Source data:
________________________________________

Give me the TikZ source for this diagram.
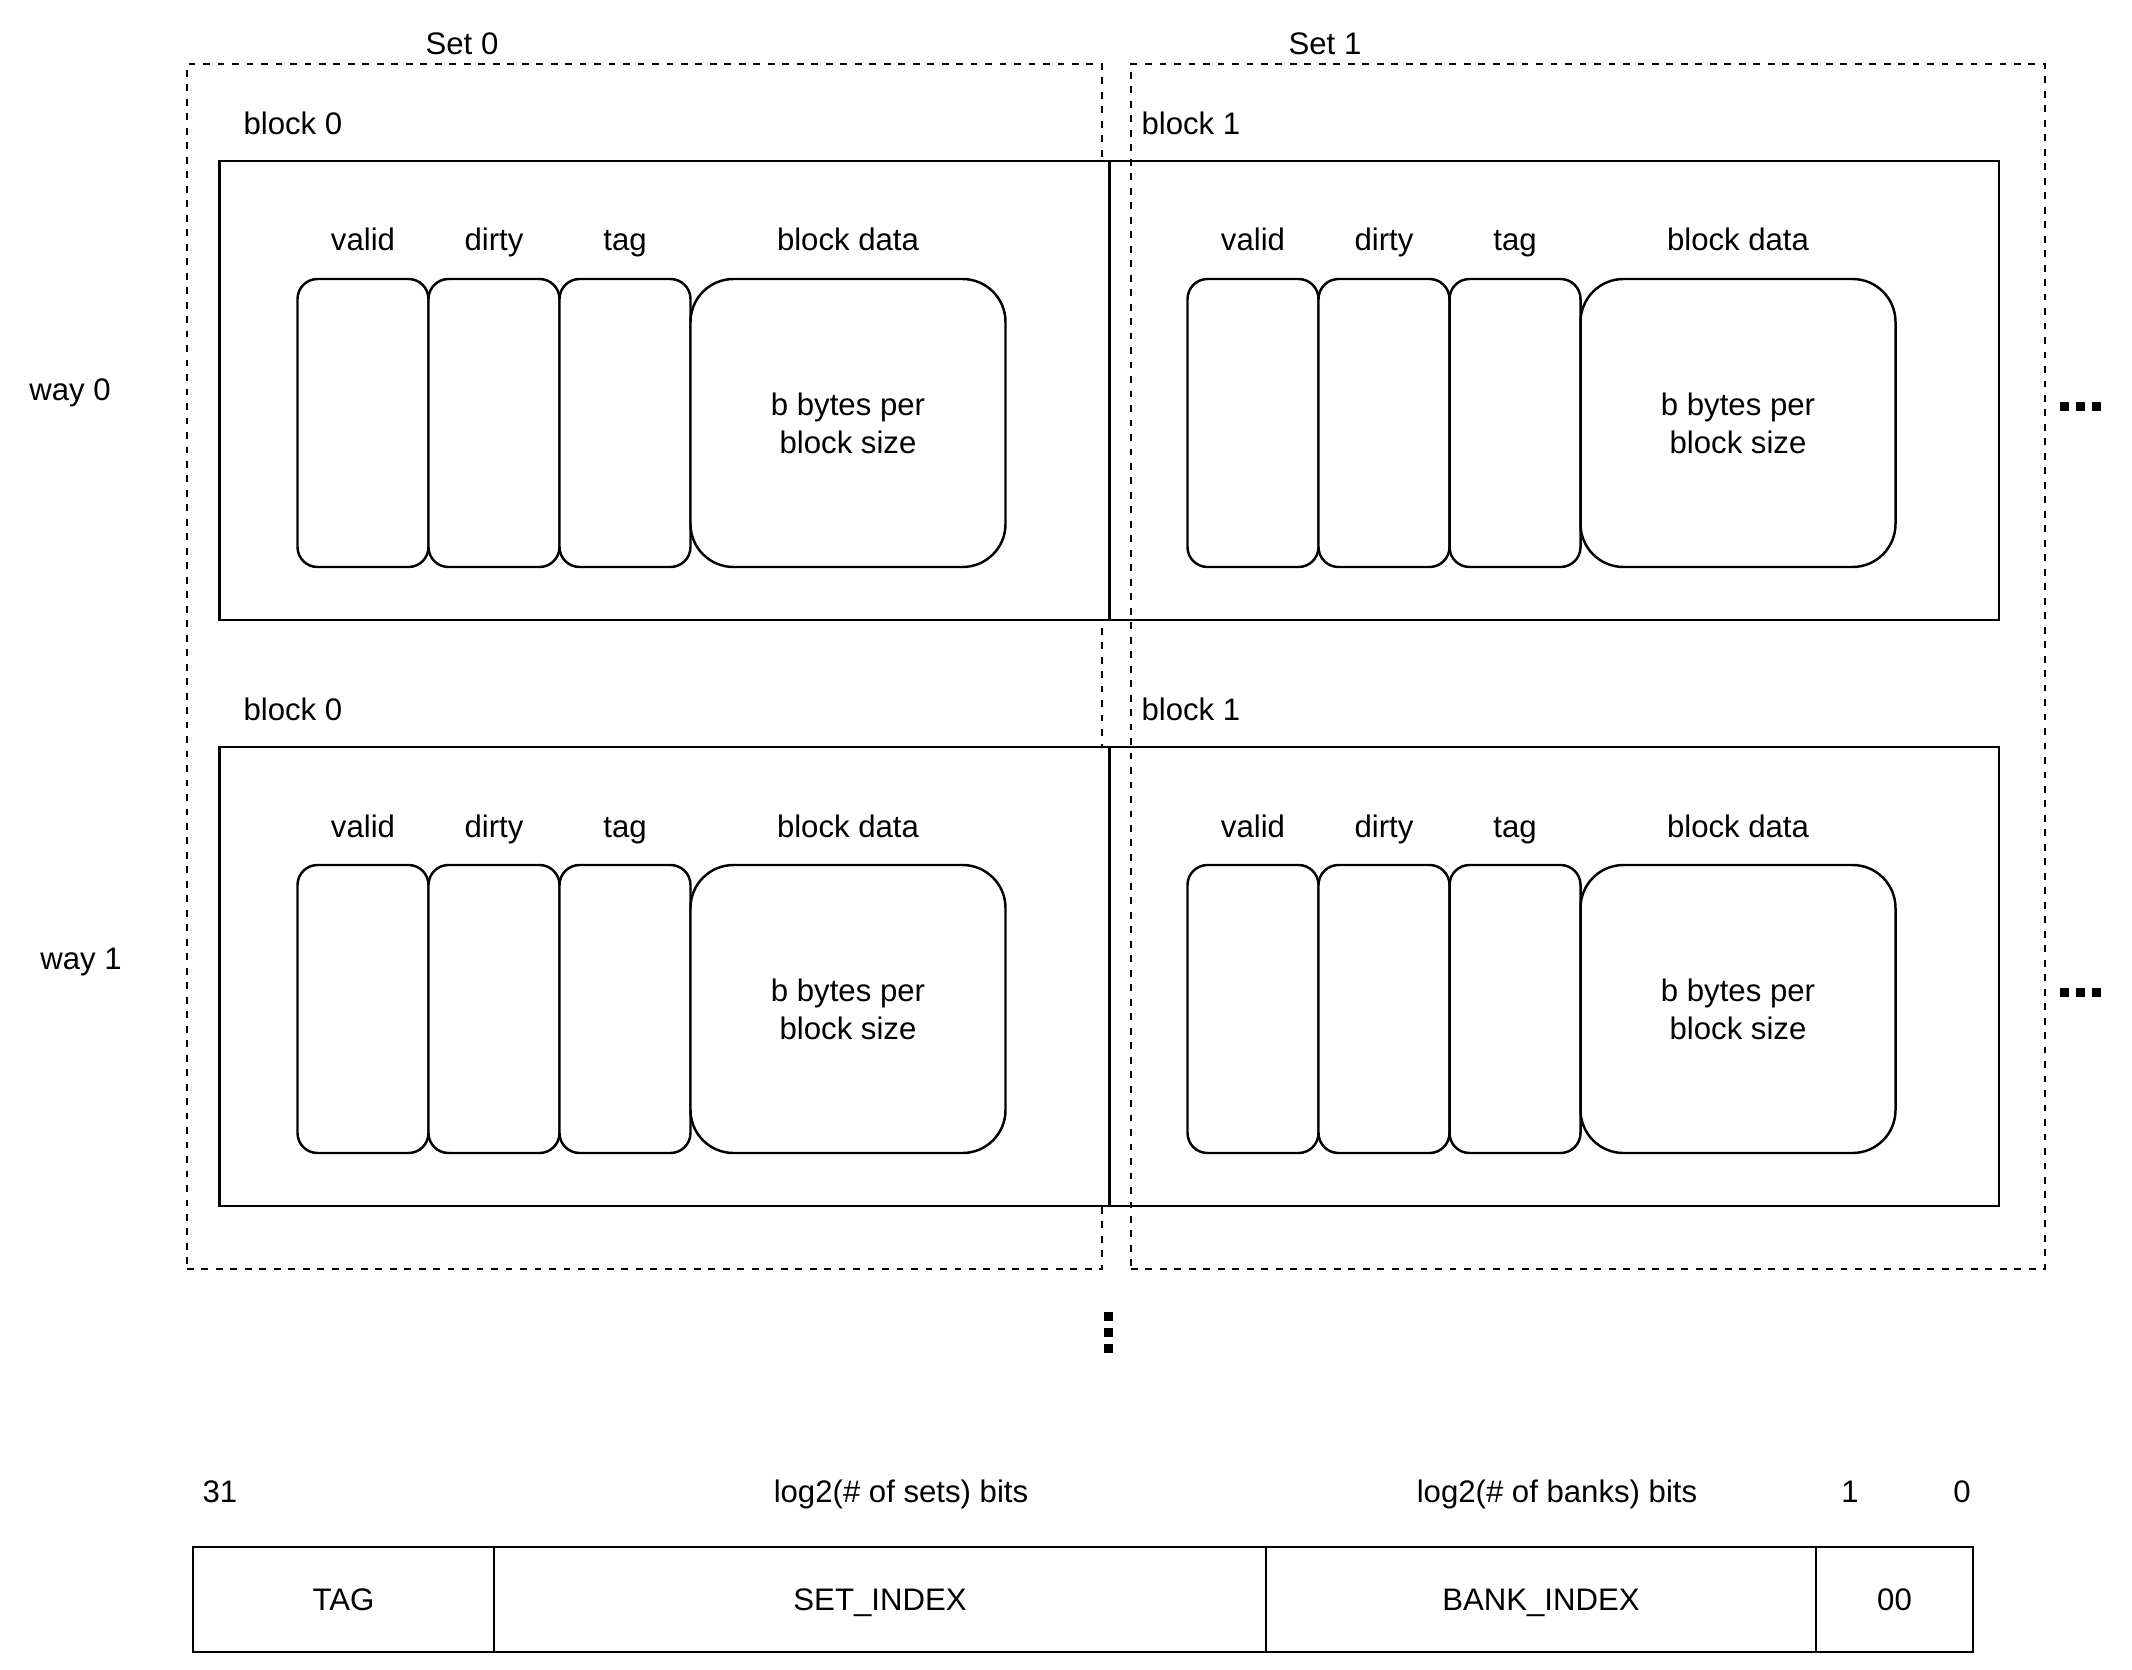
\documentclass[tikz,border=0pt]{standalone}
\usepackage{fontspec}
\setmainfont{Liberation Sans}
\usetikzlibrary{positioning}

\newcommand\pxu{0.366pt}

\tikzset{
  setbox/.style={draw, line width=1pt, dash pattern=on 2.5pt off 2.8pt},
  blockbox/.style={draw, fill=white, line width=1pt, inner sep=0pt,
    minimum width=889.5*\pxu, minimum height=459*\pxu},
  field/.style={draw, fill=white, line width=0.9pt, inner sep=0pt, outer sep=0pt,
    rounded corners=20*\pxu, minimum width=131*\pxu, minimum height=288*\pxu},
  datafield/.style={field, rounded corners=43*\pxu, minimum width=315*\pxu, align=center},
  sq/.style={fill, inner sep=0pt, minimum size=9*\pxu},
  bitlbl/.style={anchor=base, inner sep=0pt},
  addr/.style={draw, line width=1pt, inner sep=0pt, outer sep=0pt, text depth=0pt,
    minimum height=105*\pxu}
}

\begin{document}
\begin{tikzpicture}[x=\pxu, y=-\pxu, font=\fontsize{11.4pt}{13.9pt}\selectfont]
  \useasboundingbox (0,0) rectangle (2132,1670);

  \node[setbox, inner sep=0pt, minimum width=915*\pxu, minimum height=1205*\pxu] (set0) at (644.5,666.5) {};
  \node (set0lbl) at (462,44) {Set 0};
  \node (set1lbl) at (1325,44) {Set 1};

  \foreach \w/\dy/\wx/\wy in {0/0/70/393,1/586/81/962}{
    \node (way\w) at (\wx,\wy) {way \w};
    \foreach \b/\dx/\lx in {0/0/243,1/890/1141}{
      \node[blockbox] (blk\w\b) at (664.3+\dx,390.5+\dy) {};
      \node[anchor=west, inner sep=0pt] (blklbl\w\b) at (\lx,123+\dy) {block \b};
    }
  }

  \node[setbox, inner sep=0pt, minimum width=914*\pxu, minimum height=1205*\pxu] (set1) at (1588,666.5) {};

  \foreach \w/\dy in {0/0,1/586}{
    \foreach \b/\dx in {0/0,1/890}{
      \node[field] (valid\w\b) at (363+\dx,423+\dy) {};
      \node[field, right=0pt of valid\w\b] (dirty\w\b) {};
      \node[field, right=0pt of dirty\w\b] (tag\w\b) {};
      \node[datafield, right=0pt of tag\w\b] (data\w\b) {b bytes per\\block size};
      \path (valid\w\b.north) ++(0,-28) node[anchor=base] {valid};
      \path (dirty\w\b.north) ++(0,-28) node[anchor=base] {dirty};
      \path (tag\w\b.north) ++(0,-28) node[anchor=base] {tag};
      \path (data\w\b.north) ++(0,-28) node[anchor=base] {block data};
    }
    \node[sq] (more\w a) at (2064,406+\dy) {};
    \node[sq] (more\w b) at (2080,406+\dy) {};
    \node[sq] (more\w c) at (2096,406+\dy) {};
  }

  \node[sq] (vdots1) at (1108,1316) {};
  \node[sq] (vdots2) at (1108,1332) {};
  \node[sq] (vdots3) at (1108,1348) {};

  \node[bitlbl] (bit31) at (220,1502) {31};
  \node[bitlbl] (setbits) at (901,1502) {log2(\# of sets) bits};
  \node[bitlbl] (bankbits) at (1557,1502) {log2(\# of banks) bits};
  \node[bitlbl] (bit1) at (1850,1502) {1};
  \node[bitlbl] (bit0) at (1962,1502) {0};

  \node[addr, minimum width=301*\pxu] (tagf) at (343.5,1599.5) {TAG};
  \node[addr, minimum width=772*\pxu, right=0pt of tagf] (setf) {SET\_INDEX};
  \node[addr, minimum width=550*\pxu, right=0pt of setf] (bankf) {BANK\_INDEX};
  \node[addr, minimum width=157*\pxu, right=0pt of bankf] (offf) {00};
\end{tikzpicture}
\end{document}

________________________________________

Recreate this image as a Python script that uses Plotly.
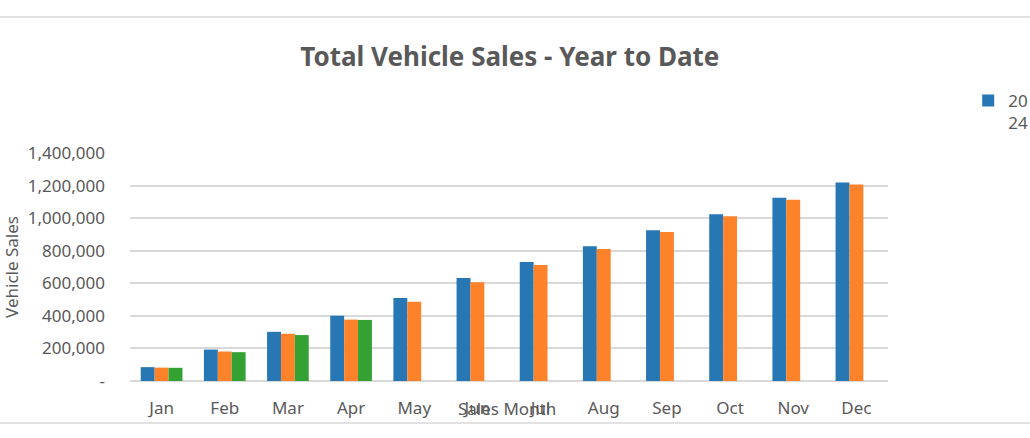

________________________________________

Instructions to follow:
Nothing but the lines from the one containing "Give me the TikZ source for this diagram." through the one containing "minimum width=914*\pxu, minimum" should be written out, exactly and with both ends. Pictures are left out.

Exercise result:
Give me the TikZ source for this diagram.
\documentclass[tikz,border=0pt]{standalone}
\usepackage{fontspec}
\setmainfont{Liberation Sans}
\usetikzlibrary{positioning}

\newcommand\pxu{0.366pt}

\tikzset{
  setbox/.style={draw, line width=1pt, dash pattern=on 2.5pt off 2.8pt},
  blockbox/.style={draw, fill=white, line width=1pt, inner sep=0pt,
    minimum width=889.5*\pxu, minimum height=459*\pxu},
  field/.style={draw, fill=white, line width=0.9pt, inner sep=0pt, outer sep=0pt,
    rounded corners=20*\pxu, minimum width=131*\pxu, minimum height=288*\pxu},
  datafield/.style={field, rounded corners=43*\pxu, minimum width=315*\pxu, align=center},
  sq/.style={fill, inner sep=0pt, minimum size=9*\pxu},
  bitlbl/.style={anchor=base, inner sep=0pt},
  addr/.style={draw, line width=1pt, inner sep=0pt, outer sep=0pt, text depth=0pt,
    minimum height=105*\pxu}
}

\begin{document}
\begin{tikzpicture}[x=\pxu, y=-\pxu, font=\fontsize{11.4pt}{13.9pt}\selectfont]
  \useasboundingbox (0,0) rectangle (2132,1670);

  \node[setbox, inner sep=0pt, minimum width=915*\pxu, minimum height=1205*\pxu] (set0) at (644.5,666.5) {};
  \node (set0lbl) at (462,44) {Set 0};
  \node (set1lbl) at (1325,44) {Set 1};

  \foreach \w/\dy/\wx/\wy in {0/0/70/393,1/586/81/962}{
    \node (way\w) at (\wx,\wy) {way \w};
    \foreach \b/\dx/\lx in {0/0/243,1/890/1141}{
      \node[blockbox] (blk\w\b) at (664.3+\dx,390.5+\dy) {};
      \node[anchor=west, inner sep=0pt] (blklbl\w\b) at (\lx,123+\dy) {block \b};
    }
  }

  \node[setbox, inner sep=0pt, minimum width=914*\pxu, minimum height=1205*\pxu] (set1) at (1588,666.5) {};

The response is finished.